Weldon was born in Hampton, Virginia, on October 27, 1943 to Weldon Irvine Sr. and Virginia Brown Irvine. Raised by his grandparents Major and Mrs. Walter R. Brown on the campus of Hampton Institute in the house known as "The Lodge". While his grandmother played standup bass in a series of regional classical ensembles, her husband served as dean of the men's college at Hampton Institute. While attending Phenix High School, young Weldon developed a penchant for writing. He graduated from George P. Phenix High School in 1961. Irvine began playing piano as a teen, and while he later majored in literature at Hampton, music remained his first love, especially after discovering jazz.

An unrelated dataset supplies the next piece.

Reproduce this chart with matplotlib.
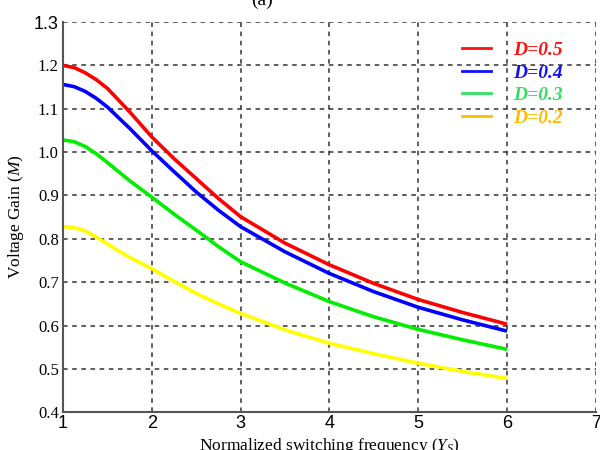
import matplotlib
matplotlib.use('Agg')
import matplotlib.pyplot as plt
from matplotlib.lines import Line2D

plt.rcParams['mathtext.fontset'] = 'custom'
plt.rcParams['mathtext.it'] = 'Liberation Serif:italic'
plt.rcParams['mathtext.rm'] = 'Liberation Serif'

ys = [1, 1.125, 1.25, 1.375, 1.5, 1.75, 2, 2.25, 2.5, 2.75, 3, 3.5, 4, 4.5, 5, 5.5, 6]
gain_05 = [1.200, 1.195, 1.183, 1.167, 1.147, 1.093, 1.035, 0.985, 0.939, 0.893, 0.851, 0.790, 0.740, 0.697, 0.660, 0.630, 0.603]
gain_04 = [1.156, 1.151, 1.140, 1.124, 1.104, 1.055, 1.003, 0.955, 0.908, 0.866, 0.828, 0.770, 0.720, 0.678, 0.642, 0.613, 0.587]
gain_03 = [1.028, 1.024, 1.013, 0.996, 0.976, 0.934, 0.896, 0.857, 0.820, 0.782, 0.747, 0.698, 0.655, 0.620, 0.591, 0.567, 0.545]
gain_02 = [0.828, 0.826, 0.818, 0.804, 0.788, 0.757, 0.731, 0.702, 0.674, 0.650, 0.628, 0.590, 0.559, 0.535, 0.513, 0.494, 0.478]

labels = ['D=0.5', 'D=0.4', 'D=0.3', 'D=0.2']
line_colors = ['#ff0000', '#0000ff', '#00ee00', '#ffff00']
legend_colors = ['#ff1010', '#1010ff', '#30e060', '#ffbb00']

x_ticks = [1, 2, 3, 4, 5, 6, 7]
y_ticks = [0.4, 0.5, 0.6, 0.7, 0.8, 0.9, 1.0, 1.1, 1.2, 1.3]
y_ticklabels = ['0.4', '0.5', '0.6', '0.7', '0.8', '0.9', '1.0', '1.1', '1.2', '1.3']

fig = plt.figure(figsize=(6, 4.5), dpi=100)
ax = fig.add_axes([0.105, 0.084, 0.888, 0.867])

for vals, c in zip([gain_05, gain_04, gain_03, gain_02], line_colors):
    ax.plot(ys, vals, color=c, lw=2.6, solid_capstyle='butt', solid_joinstyle='round')

ax.set_xlim(1, 7)
ax.set_ylim(0.4, 1.3)
ax.set_xticks(x_ticks)
ax.set_yticks(y_ticks)
ax.set_yticklabels(y_ticklabels)
ax.tick_params(axis='x', length=0, pad=2)
ax.tick_params(axis='y', length=0, pad=3)
for t in ax.get_xticklabels():
    t.set_fontfamily('Liberation Sans')
    t.set_fontsize(13)
for t in ax.get_yticklabels():
    t.set_fontfamily('Liberation Serif')
    t.set_fontsize(12)
ax.get_yticklabels()[-1].set_fontfamily('Liberation Sans')
ax.get_yticklabels()[-1].set_fontsize(13)

ax.grid(True, color='#333333', linestyle=(0, (3, 3)), lw=1.1)
for s in ['top', 'right']:
    ax.spines[s].set_visible(False)
for s in ['left', 'bottom']:
    ax.spines[s].set_color('#555555')
    ax.spines[s].set_linewidth(1.5)

ax.set_xlabel('Normalized switching frequency ($\\mathit{Y_S}$)', family='Liberation Serif',
              fontsize=12.5, labelpad=3)
ax.set_ylabel('Voltage Gain ($\\mathit{M}$)', family='Liberation Serif', fontsize=12.5, labelpad=6)

handles = [Line2D([], [], color=c, lw=2) for c in legend_colors]
leg = ax.legend(handles, labels, loc='upper right', bbox_to_anchor=(0.97, 0.995), frameon=False,
                handlelength=1.5, handletextpad=1.1, labelspacing=0.25,
                prop={'family': 'Liberation Serif', 'weight': 'bold', 'style': 'italic', 'size': 14})
for t, c in zip(leg.get_texts(), legend_colors):
    t.set_color(c)

fig.text(0.437, 1.0, '(a)', ha='center', va='center', family='Liberation Serif', fontsize=14)

fig.savefig('out.png', dpi=100)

Keyboardist Weldon Irvine looms large in the pantheon of jazz-funk, profoundly influencing the subsequent generations of hip-hop artists for whom he served as collaborator and mentor. Upon settling in New York City in 1965, he signed on with Nina Simone as the legendary singer's organist, bandleader, arranger, and road manager. After seeing a performance of playwright Lorraine Hansberry's To Be Young, Gifted and Black, Simone instructed Irvine to compose lyrics for a song of the same title. The finished song would later merit cover versions by performers including Aretha Franklin, Stevie Wonder, and Donny Hathaway on its way to becoming the best known of his approximately 500 published compositions. "To Be Young, Gifted, and Black", performed live for the first time by Simone on the album Black Gold (1970). It has been dubbed the "official" Civil Rights anthem.
After splitting from Simone, Irvine formed his own 17-piece group that at different times included the likes of Billy Cobham, Randy Brecker, Bennie Maupin, and Don Blackman.
April 9, 2002 Weldon Irvine, Jr. said farewell to the world, leaving behind a son Weldon Irvine III.